Quel impact cette loi aurait-elle sur les femmes, notamment celles vivant en zone rurale ou marginalisée ?
Elle offrirait à toutes les femmes, y compris celles en zones rurales, l’égalité d’accès aux soins de santé. Cela permettrait de réduire les barrières culturelles et familiales qui freinent souvent les femmes dans leur accès aux soins, leur offrant ainsi une plus grande autonomie en matière de santé reproductive.
Avez-vous des suggestions sur la manière dont les sages-femmes pourraient être impliquées dans la sensibilisation et l’éducation sur la santé de la reproduction ?
Les sages-femmes doivent collaborer avec la société civile et participer aux campagnes de sensibilisation.
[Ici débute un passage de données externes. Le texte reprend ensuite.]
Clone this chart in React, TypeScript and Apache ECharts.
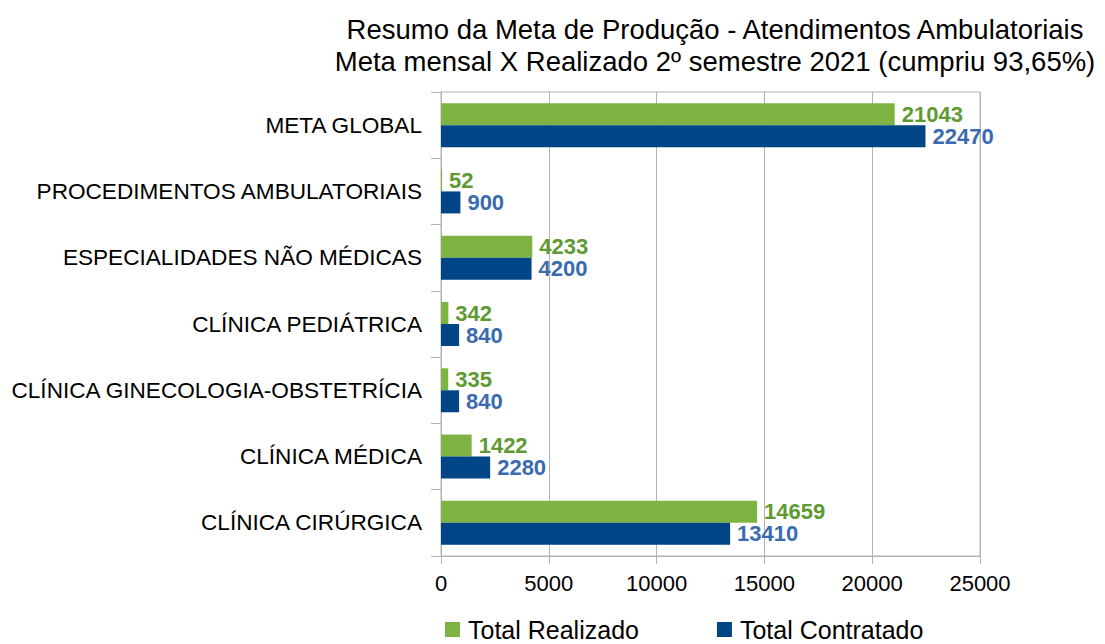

Nous sommes déjà impliquées dans plusieurs initiatives avec d’autres professionnels, comme les femmes juristes, pour échanger et faire avancer le débat sur cette loi.
L’ASFI travaille déjà avec des organisations de la société civile et fait partie de plateformes comme celle de la Société de gynécologie de Côte d’Ivoire (SOGOCI). Nous participons à des plaidoyers et collaborons avec des organisations comme l’ODAS pour promouvoir l’avortement sécurisé.